Explanation of the Code:

  1. MaxHeap Class: This class defines the max-heap with basic operations.
  2. parent, left_child, right_child: These methods return the indices of the parent and child nodes for a given index.
  3. heapify_up: This method ensures the heap property is maintained by "bubbling up" a node after insertion.
  4. heapify_down: This method restores the heap property by "bubbling down" a node after deletion.
  5. insert: This method inserts a value into the heap and restores the heap property.
  6. delete_max: This method deletes the maximum value (root) from the heap and restores the heap property.
  7. peek: This method returns the maximum value without removing it from the heap.
  8. display: This method prints the current state of the heap.

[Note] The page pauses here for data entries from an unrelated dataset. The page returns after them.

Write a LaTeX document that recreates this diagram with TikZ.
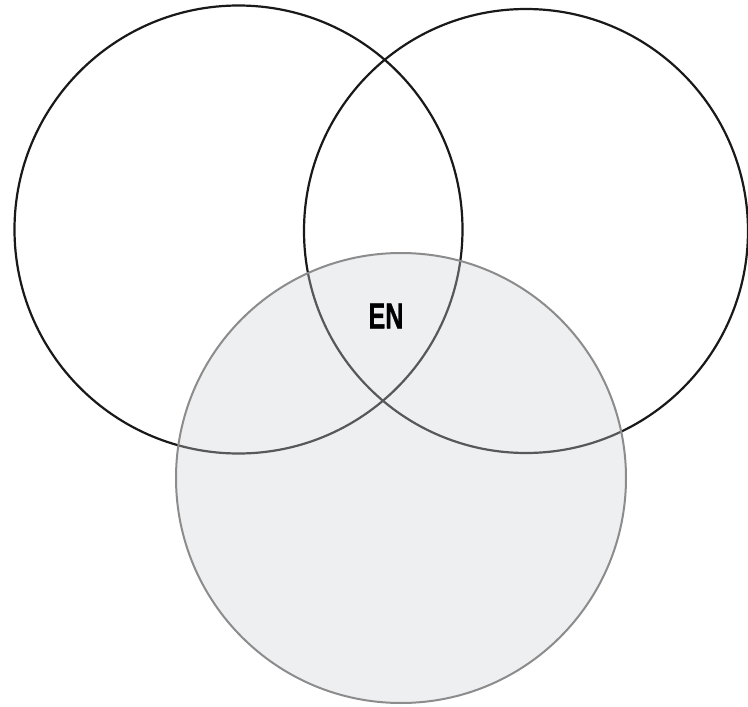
\documentclass[tikz,border=0pt]{standalone}
\usepackage{fontspec}
\setmainfont{Liberation Sans}
\newfontfamily\enfont[FakeBold=1.2]{Liberation Sans Bold}
\definecolor{setfill}{RGB}{205,211,214}
\definecolor{setline}{RGB}{140,140,140}
\definecolor{inkline}{RGB}{25,25,25}
\tikzset{
  setcircle/.style={circle, inner sep=0pt, line width=2.2pt},
  blackset/.style={setcircle, draw=inkline},
  grayset/.style={setcircle, draw=setline, fill=setfill, fill opacity=0.34, draw opacity=1, line width=2pt},
  setlabel/.style={font=\enfont\fontsize{36}{36}\selectfont, xscale=0.7, inner sep=0pt, text=black}
}
\begin{document}
\begin{tikzpicture}[x=1pt,y=-1pt]
  \useasboundingbox (0,0) rectangle (748,707);
  \fill[white] (0,0) rectangle (748,707);
  \node[blackset, minimum size=448pt] (left) at (238.5,229.5) {};
  \node[blackset, minimum size=444pt] (right) at (526,231) {};
  \node[grayset, minimum size=450pt] (bottom) at (401,478) {};
  \node[setlabel] (en) at (386,316) {EN};
\end{tikzpicture}
\end{document}
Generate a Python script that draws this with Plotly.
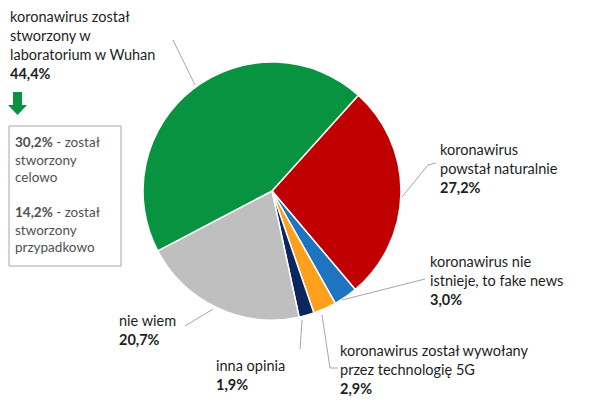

Real-World Applications of Heaps

  • Priority Queues: Heaps are used to implement priority queues, where elements are processed based on their priority (e.g., operating system task scheduling).
  • Heap Sort: As a sorting algorithm, heap sort is used for efficient, in-place sorting.
  • Graph Algorithms: Heaps are used in algorithms like Dijkstra’s shortest path and Prim’s minimum spanning tree, where a priority queue is needed to always select the next node with the smallest or largest value.
  • Kth Largest/Smallest Element: Heaps are useful in problems like finding the kth largest or smallest element in a stream of data.